Directive: Word for word, copy all the data and drop the pictures.

** START **

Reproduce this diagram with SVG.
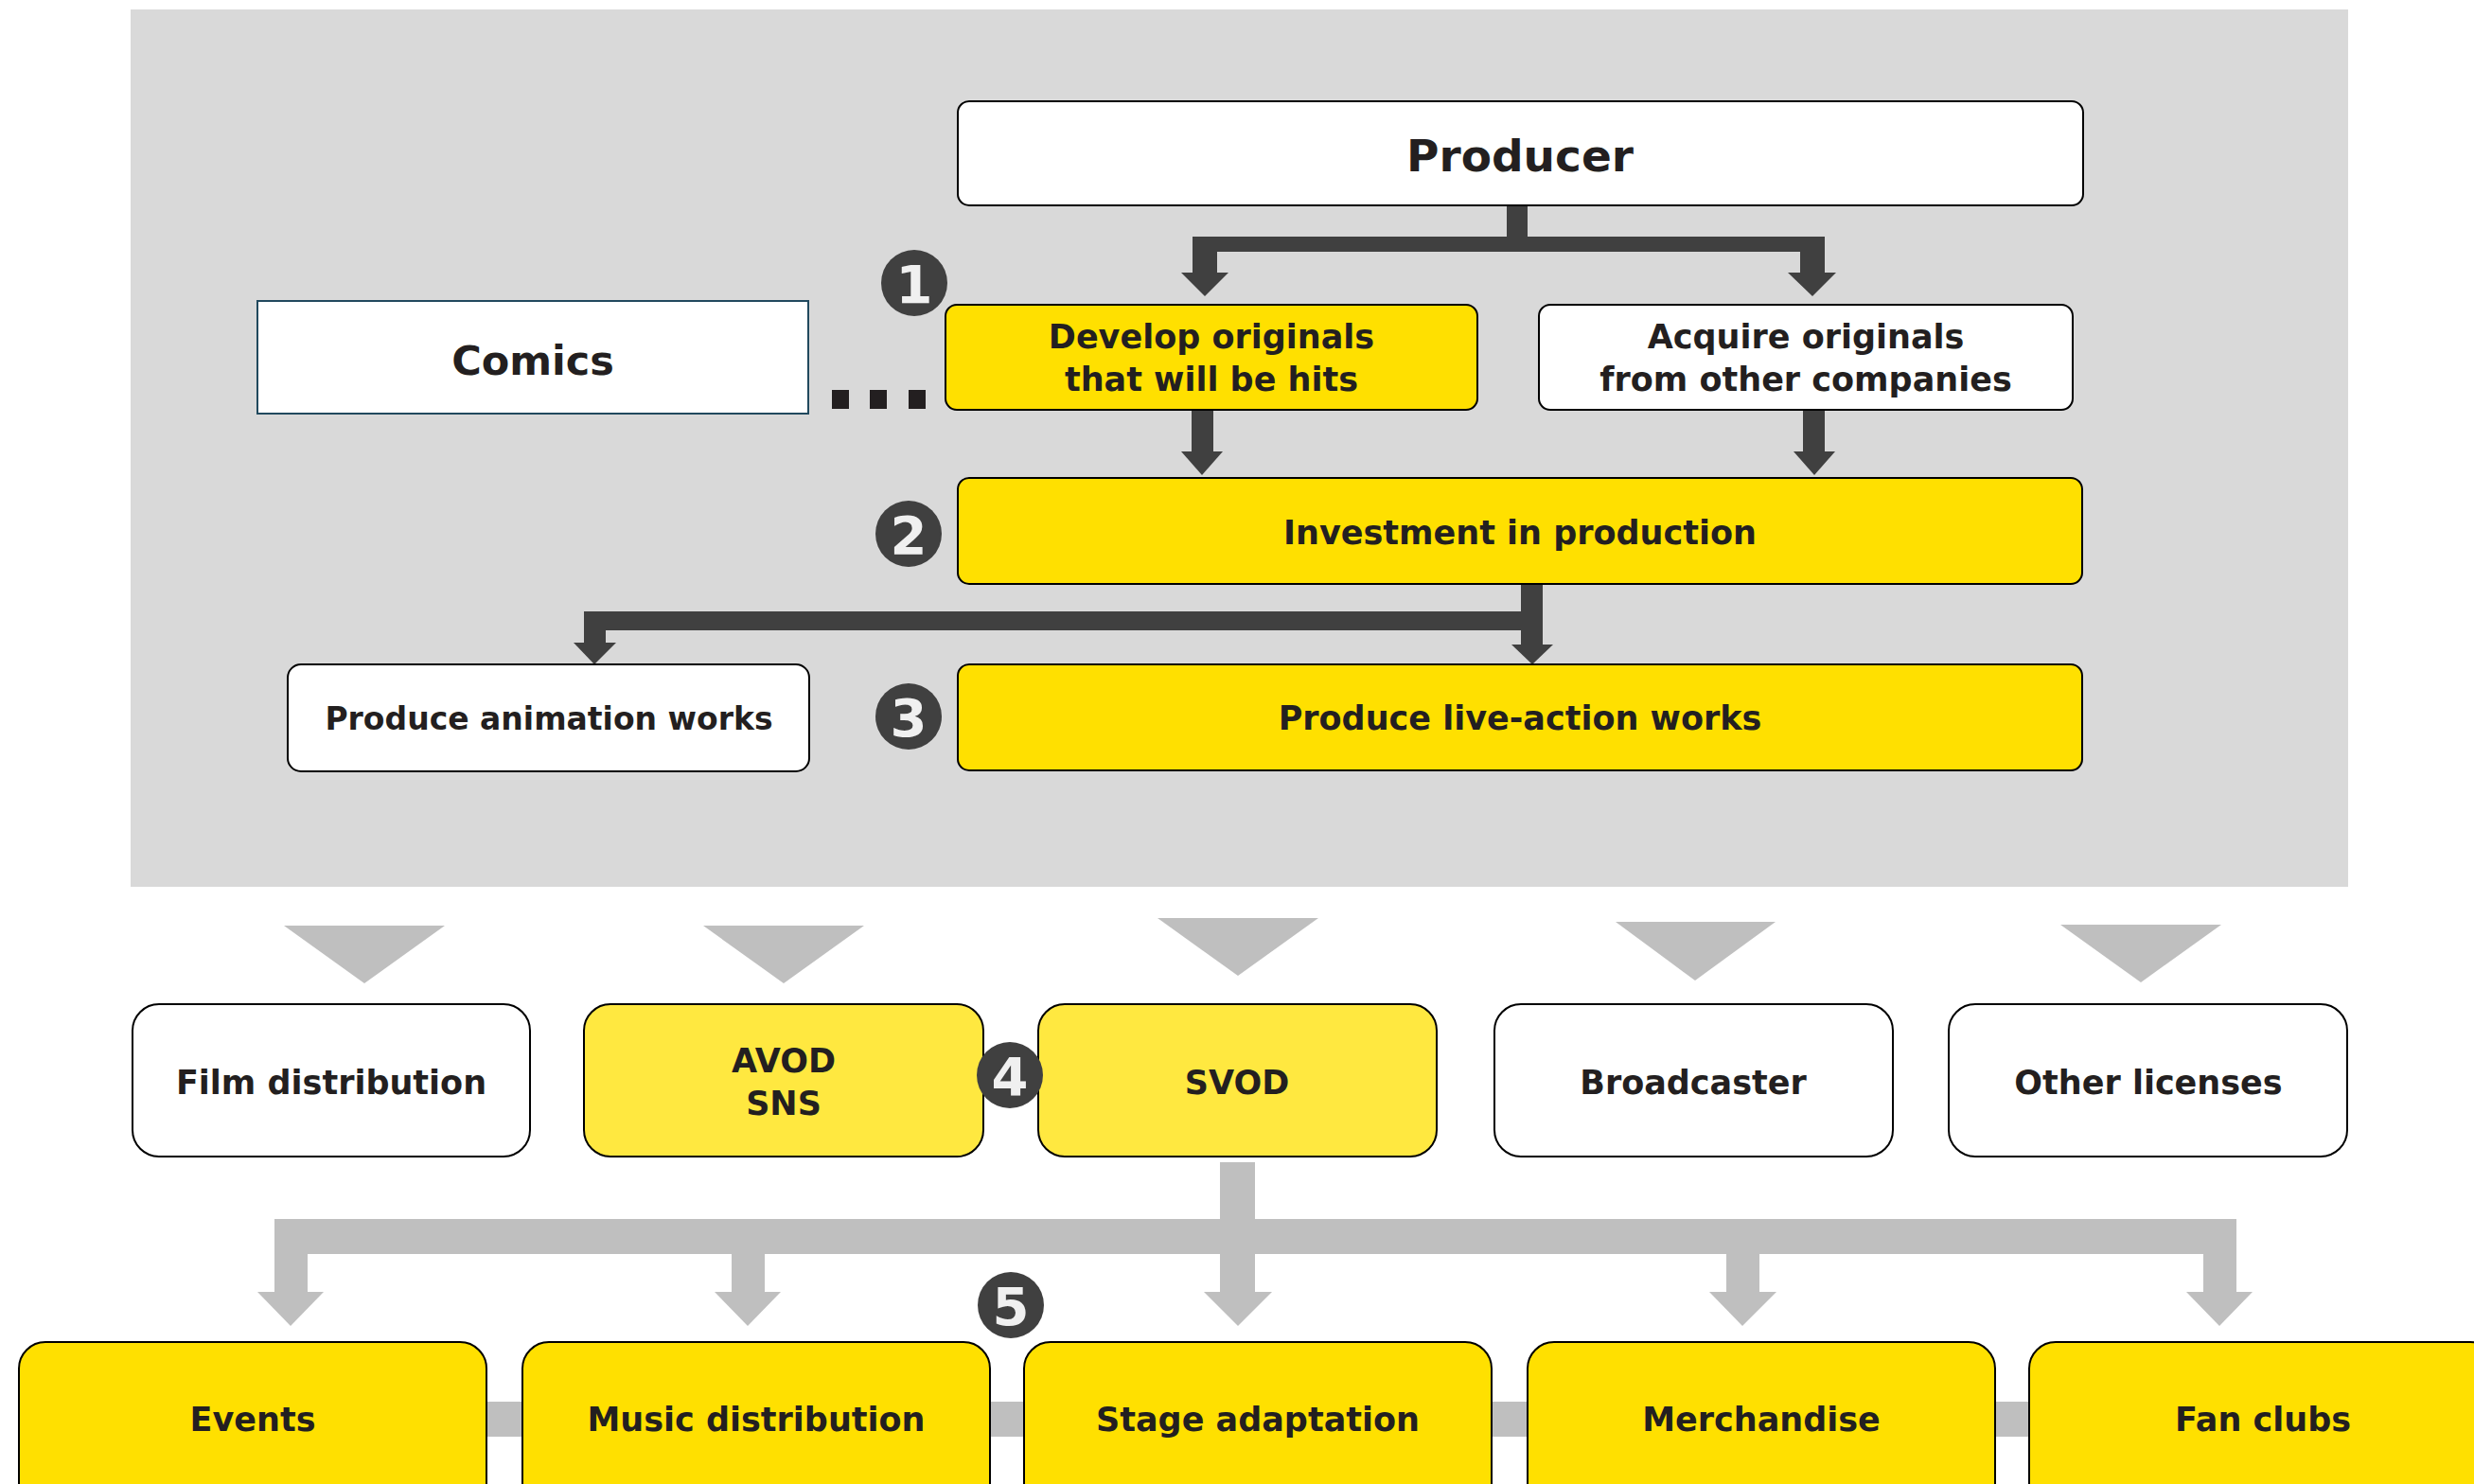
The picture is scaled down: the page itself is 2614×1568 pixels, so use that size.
<svg xmlns="http://www.w3.org/2000/svg" width="2614" height="1568" viewBox="0 0 2614 1568">
<style>
text{font-family:"DejaVu Sans","Liberation Sans",sans-serif;font-weight:bold;fill:#231f20;text-anchor:middle}
.t35{font-size:35px}
.box{stroke:#000;stroke-width:2}
.w{fill:#fff}
.y{fill:#ffe000}
.ly{fill:#ffe840}
.dk{fill:#404040}
.lg{fill:#bfbfbf}
.badge circle{fill:#404040}
.badge text{fill:#f0f0f0;font-size:56px}
</style>
<rect x="0" y="0" width="2614" height="1568" fill="#fff"/>
<rect x="138" y="10" width="2343" height="927" fill="#d9d9d9"/>

<g id="connectors">
  <!-- Producer split -->
  <rect class="dk" x="1592" y="217" width="22" height="40"/>
  <rect class="dk" x="1260" y="250" width="668" height="16"/>
  <rect class="dk" x="1260" y="250" width="26" height="39"/>
  <polygon class="dk" points="1248,288 1298,288 1273,313"/>
  <rect class="dk" x="1902" y="250" width="26" height="39"/>
  <polygon class="dk" points="1889,288 1940,288 1915,313"/>
  <!-- to Investment -->
  <rect class="dk" x="1259" y="433" width="23" height="45"/>
  <polygon class="dk" points="1248,477 1292,477 1270,502"/>
  <rect class="dk" x="1905" y="433" width="23" height="45"/>
  <polygon class="dk" points="1895,477 1939,477 1917,502"/>
  <!-- Investment split -->
  <rect class="dk" x="1607" y="617" width="23" height="65"/>
  <polygon class="dk" points="1597,681 1641,681 1619,702"/>
  <rect class="dk" x="617" y="646" width="1013" height="20"/>
  <rect class="dk" x="617" y="646" width="23" height="34"/>
  <polygon class="dk" points="606,679 651,679 628,702"/>
  <!-- gray down triangles -->
  <polygon class="lg" points="300,978 470,978 385,1039"/>
  <polygon class="lg" points="743,978 913,978 828,1039"/>
  <polygon class="lg" points="1223,970 1393,970 1308,1031"/>
  <polygon class="lg" points="1707,974 1876,974 1791,1036"/>
  <polygon class="lg" points="2177,977 2347,977 2262,1038"/>
  <!-- SVOD split -->
  <rect class="lg" x="1289" y="1228" width="37" height="138"/>
  <polygon class="lg" points="1272,1365 1344,1365 1308,1401"/>
  <rect class="lg" x="290" y="1288" width="2073" height="37"/>
  <rect class="lg" x="290" y="1288" width="35" height="78"/>
  <polygon class="lg" points="272,1365 342,1365 307,1401"/>
  <rect class="lg" x="773" y="1288" width="35" height="78"/>
  <polygon class="lg" points="755,1365 825,1365 790,1401"/>
  <rect class="lg" x="1824" y="1288" width="35" height="78"/>
  <polygon class="lg" points="1806,1365 1877,1365 1841,1401"/>
  <rect class="lg" x="2328" y="1288" width="35" height="78"/>
  <polygon class="lg" points="2310,1365 2380,1365 2345,1401"/>
  <!-- bottom link bar -->
  <rect class="lg" x="500" y="1481" width="1660" height="37"/>
  <!-- Comics dots -->
  <rect x="879" y="412" width="18" height="20" fill="#231f20"/>
  <rect x="919" y="412" width="18" height="20" fill="#231f20"/>
  <rect x="960" y="412" width="18" height="20" fill="#231f20"/>
</g>

<g id="producer"><rect class="box w" x="1012" y="107" width="1189" height="110" rx="12"/><text x="1606" y="181" style="font-size:47px">Producer</text></g>
<g id="comics"><rect x="272" y="318" width="582" height="119" fill="#fff" stroke="#21495e" stroke-width="2"/><text x="563" y="396" style="font-size:43px">Comics</text></g>
<g id="develop"><rect class="box y" x="999" y="322" width="562" height="111" rx="12"/><text class="t35" x="1280" y="368">Develop originals</text><text class="t35" x="1280" y="413">that will be hits</text></g>
<g id="acquire"><rect class="box w" x="1626" y="322" width="564" height="111" rx="12"/><text class="t35" x="1908" y="368">Acquire originals</text><text class="t35" x="1908" y="413">from other companies</text></g>
<g id="investment"><rect class="box y" x="1012" y="505" width="1188" height="112" rx="12"/><text class="t35" x="1606" y="575">Investment in production</text></g>
<g id="animation"><rect class="box w" x="304" y="702" width="551" height="113" rx="14"/><text x="580" y="771" style="font-size:33px">Produce animation works</text></g>
<g id="liveaction"><rect class="box y" x="1012" y="702" width="1188" height="112" rx="12"/><text class="t35" x="1606" y="771">Produce live-action works</text></g>

<g id="film"><rect class="box w" x="140" y="1061" width="420" height="161" rx="28"/><text class="t35" x="350" y="1156">Film distribution</text></g>
<g id="avod"><rect class="box ly" x="617" y="1061" width="422" height="161" rx="28"/><text class="t35" x="828" y="1133">AVOD</text><text class="t35" x="828" y="1178">SNS</text></g>
<g id="svod"><rect class="box ly" x="1097" y="1061" width="421" height="161" rx="28"/><text class="t35" x="1307" y="1156">SVOD</text></g>
<g id="broadcaster"><rect class="box w" x="1579" y="1061" width="421" height="161" rx="28"/><text class="t35" x="1789" y="1156">Broadcaster</text></g>
<g id="other"><rect class="box w" x="2059" y="1061" width="421" height="161" rx="28"/><text class="t35" x="2270" y="1156">Other licenses</text></g>

<g id="events"><rect class="box y" x="20" y="1418" width="494" height="180" rx="28"/><text class="t35" x="267" y="1512">Events</text></g>
<g id="music"><rect class="box y" x="552" y="1418" width="494" height="180" rx="28"/><text class="t35" x="799" y="1512">Music distribution</text></g>
<g id="stage"><rect class="box y" x="1082" y="1418" width="494" height="180" rx="28"/><text class="t35" x="1329" y="1512">Stage adaptation</text></g>
<g id="merch"><rect class="box y" x="1614" y="1418" width="494" height="180" rx="28"/><text class="t35" x="1861" y="1512">Merchandise</text></g>
<g id="fanclubs"><rect class="box y" x="2144" y="1418" width="494" height="180" rx="28"/><text class="t35" x="2391" y="1512">Fan clubs</text></g>

<g id="badge1" class="badge"><circle cx="966" cy="299" r="35"/><text x="966" y="320">1</text></g>
<g id="badge2" class="badge"><circle cx="960" cy="564" r="35"/><text x="960" y="585">2</text></g>
<g id="badge3" class="badge"><circle cx="960" cy="757" r="35"/><text x="960" y="778">3</text></g>
<g id="badge4" class="badge"><circle cx="1067" cy="1136" r="35"/><text x="1067" y="1157">4</text></g>
<g id="badge5" class="badge"><circle cx="1068" cy="1379" r="35"/><text x="1068" y="1400">5</text></g>
</svg>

** END **

Correct response:
Reproduce this diagram with SVG.
The picture is scaled down: the page itself is 2614×1568 pixels, so use that size.
<svg xmlns="http://www.w3.org/2000/svg" width="2614" height="1568" viewBox="0 0 2614 1568">
<style>
text{font-family:"DejaVu Sans","Liberation Sans",sans-serif;font-weight:bold;fill:#231f20;text-anchor:middle}
.t35{font-size:35px}
.box{stroke:#000;stroke-width:2}
.w{fill:#fff}
.y{fill:#ffe000}
.ly{fill:#ffe840}
.dk{fill:#404040}
.lg{fill:#bfbfbf}
.badge circle{fill:#404040}
.badge text{fill:#f0f0f0;font-size:56px}
</style>
<rect x="0" y="0" width="2614" height="1568" fill="#fff"/>
<rect x="138" y="10" width="2343" height="927" fill="#d9d9d9"/>

<g id="connectors">
  <!-- Producer split -->
  <rect class="dk" x="1592" y="217" width="22" height="40"/>
  <rect class="dk" x="1260" y="250" width="668" height="16"/>
  <rect class="dk" x="1260" y="250" width="26" height="39"/>
  <polygon class="dk" points="1248,288 1298,288 1273,313"/>
  <rect class="dk" x="1902" y="250" width="26" height="39"/>
  <polygon class="dk" points="1889,288 1940,288 1915,313"/>
  <!-- to Investment -->
  <rect class="dk" x="1259" y="433" width="23" height="45"/>
  <polygon class="dk" points="1248,477 1292,477 1270,502"/>
  <rect class="dk" x="1905" y="433" width="23" height="45"/>
  <polygon class="dk" points="1895,477 1939,477 1917,502"/>
  <!-- Investment split -->
  <rect class="dk" x="1607" y="617" width="23" height="65"/>
  <polygon class="dk" points="1597,681 1641,681 1619,702"/>
  <rect class="dk" x="617" y="646" width="1013" height="20"/>
  <rect class="dk" x="617" y="646" width="23" height="34"/>
  <polygon class="dk" points="606,679 651,679 628,702"/>
  <!-- gray down triangles -->
  <polygon class="lg" points="300,978 470,978 385,1039"/>
  <polygon class="lg" points="743,978 913,978 828,1039"/>
  <polygon class="lg" points="1223,970 1393,970 1308,1031"/>
  <polygon class="lg" points="1707,974 1876,974 1791,1036"/>
  <polygon class="lg" points="2177,977 2347,977 2262,1038"/>
  <!-- SVOD split -->
  <rect class="lg" x="1289" y="1228" width="37" height="138"/>
  <polygon class="lg" points="1272,1365 1344,1365 1308,1401"/>
  <rect class="lg" x="290" y="1288" width="2073" height="37"/>
  <rect class="lg" x="290" y="1288" width="35" height="78"/>
  <polygon class="lg" points="272,1365 342,1365 307,1401"/>
  <rect class="lg" x="773" y="1288" width="35" height="78"/>
  <polygon class="lg" points="755,1365 825,1365 790,1401"/>
  <rect class="lg" x="1824" y="1288" width="35" height="78"/>
  <polygon class="lg" points="1806,1365 1877,1365 1841,1401"/>
  <rect class="lg" x="2328" y="1288" width="35" height="78"/>
  <polygon class="lg" points="2310,1365 2380,1365 2345,1401"/>
  <!-- bottom link bar -->
  <rect class="lg" x="500" y="1481" width="1660" height="37"/>
  <!-- Comics dots -->
  <rect x="879" y="412" width="18" height="20" fill="#231f20"/>
  <rect x="919" y="412" width="18" height="20" fill="#231f20"/>
  <rect x="960" y="412" width="18" height="20" fill="#231f20"/>
</g>

<g id="producer"><rect class="box w" x="1012" y="107" width="1189" height="110" rx="12"/><text x="1606" y="181" style="font-size:47px">Producer</text></g>
<g id="comics"><rect x="272" y="318" width="582" height="119" fill="#fff" stroke="#21495e" stroke-width="2"/><text x="563" y="396" style="font-size:43px">Comics</text></g>
<g id="develop"><rect class="box y" x="999" y="322" width="562" height="111" rx="12"/><text class="t35" x="1280" y="368">Develop originals</text><text class="t35" x="1280" y="413">that will be hits</text></g>
<g id="acquire"><rect class="box w" x="1626" y="322" width="564" height="111" rx="12"/><text class="t35" x="1908" y="368">Acquire originals</text><text class="t35" x="1908" y="413">from other companies</text></g>
<g id="investment"><rect class="box y" x="1012" y="505" width="1188" height="112" rx="12"/><text class="t35" x="1606" y="575">Investment in production</text></g>
<g id="animation"><rect class="box w" x="304" y="702" width="551" height="113" rx="14"/><text x="580" y="771" style="font-size:33px">Produce animation works</text></g>
<g id="liveaction"><rect class="box y" x="1012" y="702" width="1188" height="112" rx="12"/><text class="t35" x="1606" y="771">Produce live-action works</text></g>

<g id="film"><rect class="box w" x="140" y="1061" width="420" height="161" rx="28"/><text class="t35" x="350" y="1156">Film distribution</text></g>
<g id="avod"><rect class="box ly" x="617" y="1061" width="422" height="161" rx="28"/><text class="t35" x="828" y="1133">AVOD</text><text class="t35" x="828" y="1178">SNS</text></g>
<g id="svod"><rect class="box ly" x="1097" y="1061" width="421" height="161" rx="28"/><text class="t35" x="1307" y="1156">SVOD</text></g>
<g id="broadcaster"><rect class="box w" x="1579" y="1061" width="421" height="161" rx="28"/><text class="t35" x="1789" y="1156">Broadcaster</text></g>
<g id="other"><rect class="box w" x="2059" y="1061" width="421" height="161" rx="28"/><text class="t35" x="2270" y="1156">Other licenses</text></g>

<g id="events"><rect class="box y" x="20" y="1418" width="494" height="180" rx="28"/><text class="t35" x="267" y="1512">Events</text></g>
<g id="music"><rect class="box y" x="552" y="1418" width="494" height="180" rx="28"/><text class="t35" x="799" y="1512">Music distribution</text></g>
<g id="stage"><rect class="box y" x="1082" y="1418" width="494" height="180" rx="28"/><text class="t35" x="1329" y="1512">Stage adaptation</text></g>
<g id="merch"><rect class="box y" x="1614" y="1418" width="494" height="180" rx="28"/><text class="t35" x="1861" y="1512">Merchandise</text></g>
<g id="fanclubs"><rect class="box y" x="2144" y="1418" width="494" height="180" rx="28"/><text class="t35" x="2391" y="1512">Fan clubs</text></g>

<g id="badge1" class="badge"><circle cx="966" cy="299" r="35"/><text x="966" y="320">1</text></g>
<g id="badge2" class="badge"><circle cx="960" cy="564" r="35"/><text x="960" y="585">2</text></g>
<g id="badge3" class="badge"><circle cx="960" cy="757" r="35"/><text x="960" y="778">3</text></g>
<g id="badge4" class="badge"><circle cx="1067" cy="1136" r="35"/><text x="1067" y="1157">4</text></g>
<g id="badge5" class="badge"><circle cx="1068" cy="1379" r="35"/><text x="1068" y="1400">5</text></g>
</svg>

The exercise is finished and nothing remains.